Au-delà des attaques, des pans entiers de territoires échappent aujourd’hui à l’autorité des États, devenant de véritables sanctuaires pour les groupes armés. Cette dynamique s’explique par un double phénomène : l’affaiblissement de la présence étatique dans certaines régions reculées, et la stratégie d’« endogénéisation » des discours djihadistes.

Les groupes armés adaptent désormais leurs discours aux revendications locales : conflits fonciers, marginalisation des communautés, pauvreté rurale. Autant de facteurs qui leur permettent de recruter des combattants dans des zones historiquement délaissées par les politiques publiques.

Le nerf de la guerre : une économie parallèle diversifiée

Alors que le trafic d’otages — occidentaux ou nationaux — perd en rentabilité, les groupes armés ont diversifié leurs sources de financement. L’exploitation illégale de l’or, notamment dans les mines artisanales disséminées à travers le Sahel, est devenue une ressource centrale. À l’image des « blood diamonds » dans les conflits de la région Mano River (Libéria, Sierra Leone), l’or sahelien alimente désormais la machine de guerre djihadiste.

Autre source de revenu : le vol de bétail. Dans une région où le pastoralisme constitue une activité vitale, les troupeaux deviennent des cibles faciles et lucratives. Le phénomène, aggravé par les tensions climatiques, renforce la vulnérabilité des éleveurs transhumants, pris entre la pression des terres agricoles, le dérèglement climatique, et les menaces terroristes.

Changement climatique : facteur multiplicateur

La dégradation climatique alimente également cette spirale de violences. La raréfaction des ressources naturelles — eau, pâturages — provoque des déplacements de populations pastorales, qui entrent en concurrence avec les communautés agricoles dans les zones de repli. Cette compétition, souvent instrumentalisée par les groupes djihadistes, favorise leur enracinement dans les zones de tension.

De plus, l’absence de coopération entre États, dans une région marquée par la porosité des frontières, offre un terrain fertile à ces acteurs transnationaux. Les réseaux djihadistes prospèrent là où les capacités de gouvernance sont faibles ou absentes.

Une réponse à redéfinir

Face à cette reconfiguration sécuritaire, l’approche strictement militaire montre ses limites. Si une réponse sécuritaire renforcée reste indispensable pour contenir la menace, elle ne saurait constituer une solution durable. La crise actuelle impose un changement de paradigme.

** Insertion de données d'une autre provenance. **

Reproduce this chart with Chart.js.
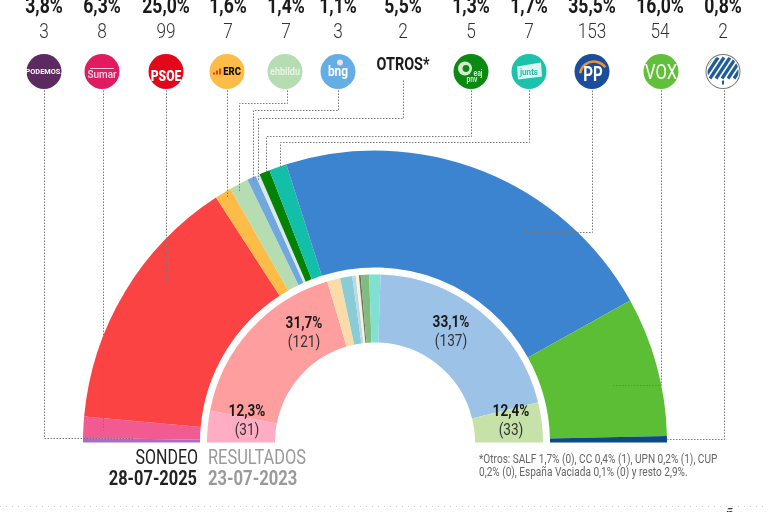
<!DOCTYPE html>
<html lang="es">
<head>
<meta charset="utf-8">
<title>Sondeo 28-07-2025</title>
<script src="https://cdn.jsdelivr.net/npm/chart.js@4"></script>
<style>
html,body{margin:0;padding:0;background:#fff;overflow:hidden}
#wrap{position:relative;width:768px;height:512px}
canvas{display:block}
</style>
</head>
<body>
<div id="wrap"><canvas id="c" width="768" height="512"></canvas></div>
<script>
// ---------- data ----------
const parties     = ['Podemos','Sumar','PSOE','ERC','EH Bildu','BNG','Otros','PNV','Junts','PP','Vox','Se Acabó La Fiesta'];
const pollShare   = ['3,8%','6,3%','25,0%','1,6%','1,4%','1,1%','5,5%','1,3%','1,7%','35,5%','16,0%','0,8%'];
const pollSeats   = [3,8,99,7,7,3,2,5,7,153,54,2];
// arc sizes (degrees of the half circle)
const pollArc     = [0.9,4.2,51.9,3.3,3.8,1.8,0.8,2.1,3.5,78.6,27.8,1.3];
const pollColors  = ['#ad6bc8','#f25a92','#fc4343','#fdbb47','#b6dcb2','#6ea8de','#dde6ee','#038203','#13bfa8','#3c83d0','#5cbe34','#0b4a85'];

const resultParties = ['Sumar','PSOE','ERC','EH Bildu','BNG','CC','UPN','PNV','Junts','PP','Vox'];
const resultArc     = [11,62.5,4.5,4.2,1.2,1.1,0.6,2.9,3.9,74.2,13.9];
const resultColors  = ['#ffacc5','#ff9e9e','#fbdca9','#8accd5','#b9d8ee','#fbf5cc','#6e6e6e','#80bc80','#80e0d2','#9dc2e8','#c7e2a9'];

const resultLabels = [['12,3%','(31)'],['31,7%','(121)'],['33,1%','(137)'],['12,4%','(33)']];
const captionLeft  = ['SONDEO','28-07-2025'];
const captionRight = ['RESULTADOS','23-07-2023'];
const footnote     = ['*Otros: SALF 1,7% (0), CC 0,4% (1), UPN 0,2% (1), CUP','0,2% (0), España Vaciada 0,1% (0) y resto 2,9%.'];

// ---------- layout ----------
const headerX  = [44,102,166,228,286,338,403,471,529,592,660,723];
const logoX    = [44,102,166,227,285,338,403,471,529,592,661,723];
const leaders  = [
  [[44,90],[44,438],[133,438]],
  [[103,90],[103,430]],
  [[166,90],[166,282]],
  [[227,90],[227,198]],
  [[287,90],[287,103],[239,103],[239,191]],
  [[338,90],[338,110],[253,110],[253,180]],
  [[403,80],[403,118],[258,118],[258,180]],
  [[471,90],[471,136],[266,136],[266,172]],
  [[529,90],[529,142],[280,142],[280,168]],
  [[592,90],[592,232],[523,232]],
  [[661,90],[661,385],[613,385]],
  [[724,90],[724,439],[667,439]]
];
const labelPos = [[247,416,435],[304,328,347],[451,327,346],[511,416,435]];

function txt(ctx,s,x,y,o){
  ctx.save();
  ctx.font=(o.w||400)+' '+o.size+'px Roboto, sans-serif';
  ctx.fillStyle=o.color||'#222';
  ctx.textBaseline='alphabetic';
  ctx.textAlign=o.align||'center';
  ctx.translate(x,y);
  ctx.scale(o.sx||0.8,1);
  ctx.fillText(s,0,0);
  ctx.restore();
}
function disc(ctx,x,y,r,fill){
  ctx.beginPath();ctx.arc(x,y,r,0,Math.PI*2);ctx.fillStyle=fill;ctx.fill();
}
const logoDraw = [
  (c,x,y)=>{disc(c,x,y,17.5,'#5b2b5f');txt(c,'PODEMOS.',x,y+2.5,{size:8,w:700,color:'#fff',sx:.92});},
  (c,x,y)=>{disc(c,x,y,17.5,'#e21a60');c.fillStyle='#f7c6d6';c.fillRect(x-12,y-3.5,24,1);txt(c,'Sumar',x,y+6,{size:11,w:500,color:'#f9dbe5',sx:.9});},
  (c,x,y)=>{disc(c,x,y,17.5,'#e2081a');txt(c,'PSOE',x,y+9,{size:15.5,w:900,color:'#fff',sx:.78});},
  (c,x,y)=>{disc(c,x,y,17.5,'#fdbb47');c.fillStyle='#d9480f';[[-14,2],[-11,4],[-8,6]].forEach(b=>c.fillRect(x+b[0],y+3-b[1],2,b[1]));txt(c,'ERC',x+5,y+3.5,{size:10,w:900,color:'#111',sx:.95});},
  (c,x,y)=>{disc(c,x,y,17.5,'#b6dcb2');txt(c,'ehbildu',x,y+3,{size:10,w:700,color:'#e6f4e4',sx:.9});},
  (c,x,y)=>{disc(c,x,y,17.5,'#64aee3');disc(c,x+2,y-9,3,'#e8e2ee');txt(c,'bng',x,y+4,{size:14,w:700,color:'#fff',sx:.85});},
  (c,x,y)=>{txt(c,'OTROS*',x,y,{size:18,w:700,color:'#1a1a1a',sx:.8});},
  (c,x,y)=>{disc(c,x,y,17.5,'#0a8a12');disc(c,x-6,y-3,7,'#d6ecd2');disc(c,x-5,y-3,3.4,'#0a8a12');txt(c,'eaj',x+7,y+4,{size:8.5,w:500,color:'#e9f5e6'});txt(c,'pnv',x+1,y+10,{size:8.5,w:500,color:'#e9f5e6'});},
  (c,x,y)=>{disc(c,x,y,17.5,'#1cc2ab');c.fillStyle='#dff7f3';c.beginPath();c.moveTo(x-12,y-5);c.lineTo(x+12,y-9);c.lineTo(x+13,y+5);c.lineTo(x-11,y+8);c.closePath();c.fill();txt(c,'junts',x,y+3,{size:8.5,w:700,color:'#1cc2ab',sx:.95});},
  (c,x,y)=>{disc(c,x,y,17.5,'#1a4d9c');c.strokeStyle='#f0902f';c.lineWidth=2.6;c.beginPath();c.arc(x+2,y+4,14,Math.PI*1.05,Math.PI*1.8);c.stroke();txt(c,'PP',x+1,y+9,{size:21,w:700,color:'#fff',sx:.72});},
  (c,x,y)=>{disc(c,x,y,17.5,'#62bf3a');txt(c,'VOX',x,y+7,{size:20,w:400,color:'#fff',sx:.83});},
  (c,x,y)=>{disc(c,x,y,17.5,'#777');disc(c,x,y,16.5,'#fff');c.save();c.beginPath();c.arc(x,y,15.5,0,Math.PI*2);c.clip();c.strokeStyle='#1f5c9a';c.lineWidth=3.2;for(let i=-18;i<=18;i+=6){c.beginPath();c.moveTo(x+i-7,y+7);c.lineTo(x+i+7,y-14);c.stroke();}c.fillStyle='#fff';c.fillRect(x-17,y+9,34,9);c.restore();c.fillStyle='#1f5c9a';c.fillRect(x-1,y+9,2,4);}
];

const decorations = {
  id:'decorations',
  afterDatasetsDraw(chart){
    const c=chart.ctx;
    c.save();
    c.strokeStyle='#777';c.lineWidth=1;c.setLineDash([1.5,1.5]);
    leaders.forEach(pts=>{
      c.beginPath();
      pts.forEach((p,i)=>i?c.lineTo(p[0]+.5,p[1]+.5):c.moveTo(p[0]+.5,p[1]+.5));
      c.stroke();
    });
    c.strokeStyle='#c9c9c9';c.setLineDash([1,5]);
    c.beginPath();c.moveTo(0,506.5);c.lineTo(768,506.5);c.stroke();
    c.restore();
    parties.forEach((p,i)=>{
      txt(c,pollShare[i],headerX[i],13,{size:22,w:700,color:'#1a1a1a',sx:.8});
      txt(c,String(pollSeats[i]),headerX[i],38,{size:21,w:300,color:'#333',sx:.82});
      logoDraw[i](c,logoX[i],i===6?70:71.5);
    });
    resultLabels.forEach((l,i)=>{
      const p=labelPos[i];
      txt(c,l[0],p[0],p[1],{size:16,w:700,color:'#1a1a1a',sx:.85});
      txt(c,l[1],p[0],p[2],{size:16,w:400,color:'#333',sx:.85});
    });
    txt(c,captionLeft[0],198,464,{size:20,w:400,color:'#222',align:'right',sx:.8});
    txt(c,captionLeft[1],197,485,{size:20,w:700,color:'#222',align:'right',sx:.82});
    txt(c,captionRight[0],208,464,{size:20,w:400,color:'#9a9a9a',align:'left',sx:.82});
    txt(c,captionRight[1],208,485,{size:20,w:700,color:'#9a9a9a',align:'left',sx:.83});
    footnote.forEach((l,i)=>txt(c,l,479,463+i*13,{size:13,w:400,color:'#666',align:'left',sx:.775}));
    txt(c,'ñ',730,519.5,{size:16,w:500,color:'#333',sx:.9});
  }
};

new Chart(document.getElementById('c'),{
  type:'doughnut',
  data:{
    labels:parties,
    datasets:[
      {label:'Sondeo 28-07-2025',data:pollArc,backgroundColor:pollColors,borderWidth:0,weight:117},
      {label:'',data:[],weight:7},
      {label:'Resultados 23-07-2023',data:resultArc,backgroundColor:resultColors,borderWidth:0,weight:68}
    ]
  },
  options:{
    responsive:false,
    animation:false,
    rotation:-90,
    circumference:180,
    cutout:'34.25%',
    layout:{padding:{left:83,right:101,top:150.5,bottom:69.5}},
    plugins:{legend:{display:false},tooltip:{enabled:false},title:{display:false}}
  },
  plugins:[decorations]
});
</script>
</body>
</html>
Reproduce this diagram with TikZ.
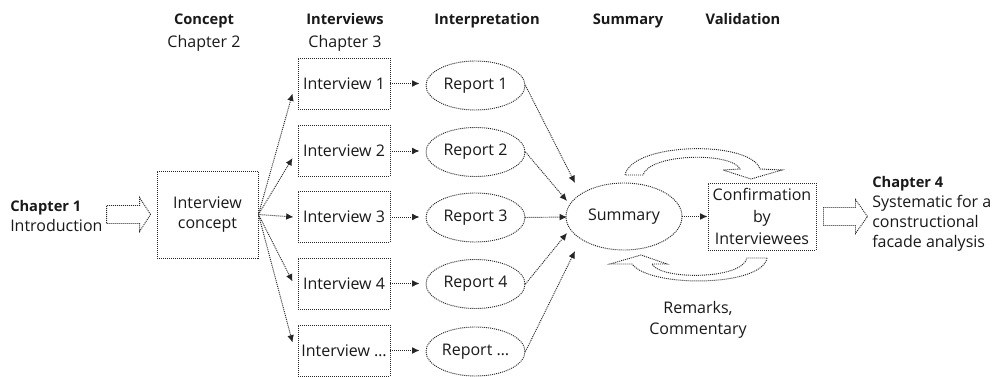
\documentclass[tikz,border=0pt]{standalone}
\usepackage{fontspec}
\setmainfont{Open Sans}
\usetikzlibrary{arrows.meta,shapes.geometric,calc}

\begin{document}
\begin{tikzpicture}[x=0.75pt,y=-0.75pt,
  dot/.style={draw=black!85, line width=0.7pt, dash pattern=on 0.75pt off 0.75pt},
  lbl/.style={font=\fontsize{12}{15}\selectfont, text=black!90},
  hdr/.style={font=\fontsize{11}{14}\selectfont\bfseries, text=black!90, anchor=base},
  sub/.style={font=\fontsize{12}{15}\selectfont, text=black!90, anchor=base},
  ivbox/.style={dot, lbl, rectangle, inner sep=0pt, minimum width=69pt, minimum height=38.25pt},
  rep/.style={dot, lbl, ellipse, inner sep=0pt, minimum width=74.25pt, minimum height=36.75pt},
  link/.style={dot, -{Latex[length=5.5pt,width=5pt]}},
  blockarrow/.style={dot, line join=miter},
]
\useasboundingbox (0,0) rectangle (1002,377);

% column headers
\node[hdr] (hconcept) at (204,25) {Concept};
\node[sub] (hch2) at (204,48) {Chapter 2};
\node[hdr] (hinter) at (345,25) {Interviews};
\node[sub] (hch3) at (345,48) {Chapter 3};
\node[hdr] (hinterp) at (487,25) {Interpretation};
\node[hdr] (hsum) at (628,25) {Summary};
\node[hdr] (hval) at (743,25) {Validation};

% entry and exit chapters
\node[lbl, align=left, anchor=west, inner sep=0pt] (ch1) at (10,216)
  {{\fontsize{11}{14}\selectfont\bfseries Chapter 1}\\Introduction};
\node[lbl, align=left, anchor=west, inner sep=0pt] (ch4) at (872,214)
  {{\fontsize{11}{14}\selectfont\bfseries Chapter 4}\\Systematic for a\\constructional\\facade analysis};

% interview concept
\node[dot, lbl, align=center, inner sep=0pt, minimum width=75.75pt, minimum height=65.25pt]
  (concept) at (207.5,214.5) {Interview\\concept};

% interviews
\node[ivbox] (iv1) at (344,83.5) {Interview 1};
\node[ivbox] (iv2) at (344,151) {Interview 2};
\node[ivbox] (iv3) at (344,217) {Interview 3};
\node[ivbox] (iv4) at (344,283.5) {Interview 4};
\node[ivbox] (iv5) at (344,350.5) {Interview \ldots};

% reports
\node[rep] (rp1) at (475.5,85.5) {Report 1};
\node[rep] (rp2) at (475.5,152) {Report 2};
\node[rep] (rp3) at (475.5,217.5) {Report 3};
\node[rep] (rp4) at (475.5,284) {Report 4};
\node[rep] (rp5) at (475.5,351.5) {Report \ldots};

% summary and validation
\node[dot, lbl, ellipse, inner sep=0pt, minimum width=87pt, minimum height=50.25pt]
  (sum) at (624,216.5) {Summary};
\node[dot, lbl, align=center, inner sep=0pt, minimum width=81pt, minimum height=50.25pt,
  font=\fontsize{12}{16.5}\selectfont] (conf) at (762,216.5) {Confirmation\\by\\Interviewees};
\node[lbl, align=center, font=\fontsize{12}{16}\selectfont] (rem) at (698,320) {Remarks,\\Commentary};

% block arrows in and out
\draw[blockarrow] ($(concept.west)+(-6,0)$) -- ++(-11,-17) -- ++(0,8) -- ++(-33,0)
  -- ++(0,18) -- ++(33,0) -- ++(0,8) -- cycle;
\draw[blockarrow] ($(conf.east)+(51,0)$) -- ++(-12,-17) -- ++(0,8) -- ++(-32,0)
  -- ++(0,18) -- ++(32,0) -- ++(0,8) -- cycle;

% fan from the concept to the interviews
\draw[link] (concept.east) -- ($(iv1.west)+(-5,10)$);
\draw[link] (concept.east) -- ($(iv2.west)+(-5,7)$);
\draw[link] (concept.east) -- ($(iv3.west)+(-4,0)$);
\draw[link] (concept.east) -- ($(iv4.west)+(-5,-2)$);
\draw[link] (concept.east) -- ($(iv5.west)+(-5,-8)$);

% interviews to reports
\foreach \k in {1,2,3,4,5}{
  \draw[link, shorten >=4.5pt] (iv\k.east) -- (iv\k.east -| rp\k.west);
}

% reports to summary
\draw[link] (rp1.east) -- ($(sum.center)+(-49,-33.5)$);
\draw[link] (rp2.east) -- ($(sum.center)+(-57,-15.5)$);
\draw[link] (rp3.east) -- ($(sum.center)+(-57,0.5)$);
\draw[link] (rp4.east) -- ($(sum.center)+(-57,16.5)$);
\draw[link] (rp5.east) -- ($(sum.center)+(-49,34.5)$);

\draw[link] (sum.east) -- (conf.west);

% feedback loop: curved block arrows above and below
\draw[blockarrow] (625,175) .. controls (632,142) and (750,140) .. (760,169)
  -- (782,170) -- (751,179) -- (723,170) -- (740,169)
  .. controls (732,152) and (650,153) .. (643,175) -- cycle;
\draw[blockarrow] (767,258) .. controls (762,287) and (650,288) .. (632,264)
  -- (610,264) -- (641,255) -- (667,264) -- (652,264)
  .. controls (660,280) and (742,280) .. (747,258) -- cycle;
\end{tikzpicture}
\end{document}
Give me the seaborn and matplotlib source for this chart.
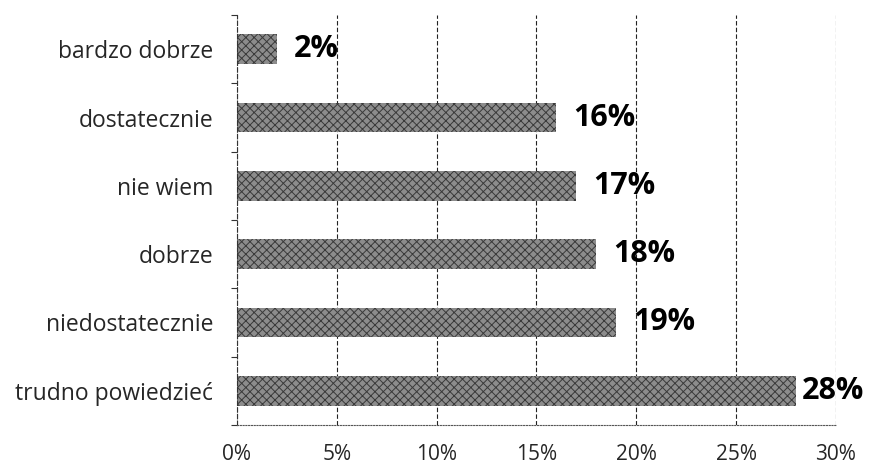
import numpy as np
import pandas as pd
import matplotlib
matplotlib.use('Agg')
import matplotlib.pyplot as plt
import seaborn as sns
from matplotlib.ticker import PercentFormatter

# data
categories = ['bardzo dobrze', 'dostatecznie', 'nie wiem', 'dobrze',
              'niedostatecznie', 'trudno powiedzieć']
values = [2, 16, 17, 18, 19, 28]
xticks = [0, 5, 10, 15, 20, 25, 30]

df = pd.DataFrame({'kategoria': categories, 'procent': values})

sns.set_style('white')
plt.rcParams['font.family'] = ['Open Sans', 'DejaVu Sans']
plt.rcParams['hatch.linewidth'] = 0.7

fig = plt.figure(figsize=(8.7, 4.68), dpi=100)
ax = fig.add_axes([0.2724, 0.0919, 0.6885, 0.876])

sns.barplot(data=df, x='procent', y='kategoria', orient='h', ax=ax,
            color='#8c8c8c', width=0.43, saturation=1)
for p in ax.patches:
    p.set_hatch('xxxx')
    p.set_edgecolor('#3a3a3a')
    p.set_linewidth(0)

# value labels, the last one sits closer to its bar (as in the original)
for p, v in zip(ax.patches, values):
    off = 12 if v < 25 else 4
    ax.annotate(f'{v}%', (p.get_width(), p.get_y() + p.get_height() / 2),
                xytext=(off, 0), textcoords='offset points',
                va='center', ha='left', fontsize=22, fontweight='bold', color='black')

ax.set_xlim(0, 30)
ax.set_ylim(len(categories) - 0.5, -0.5)
ax.set_xticks(xticks)
ax.xaxis.set_major_formatter(PercentFormatter(decimals=0))
ax.set_xlabel('')
ax.set_ylabel('')
ax.grid(axis='x', color='#222222', linestyle=(0, (4, 2)), linewidth=0.8)
ax.set_axisbelow(True)

# small ticks on the left at category boundaries
ax.set_yticks(np.arange(-0.5, len(categories), 1), minor=True)
ax.tick_params(axis='y', which='minor', left=True, length=4, width=0.8, color='#333333')
ax.tick_params(axis='y', which='major', left=False, labelsize=16.5, pad=13.5)
ax.tick_params(axis='x', which='major', bottom=False, labelsize=15, pad=10)

for side in ['top', 'right']:
    ax.spines[side].set_visible(False)
ax.spines['left'].set_color('#333333')
ax.spines['left'].set_linestyle((0, (4, 2)))
ax.spines['left'].set_linewidth(0.8)
ax.spines['bottom'].set_color('#555555')
ax.spines['bottom'].set_linestyle((0, (1, 1.5)))
ax.spines['bottom'].set_linewidth(0.8)

plt.savefig('out.png', dpi=100)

Il s’agit désormais de bâtir des politiques de résilience locale, en réhabilitant la présence de l’État dans les zones marginalisées, en renforçant la cohésion sociale, et en développant des alternatives économiques pour les populations à risque. Le défi est immense mais incontournable : il en va de la stabilité de toute la région ouest-africaine.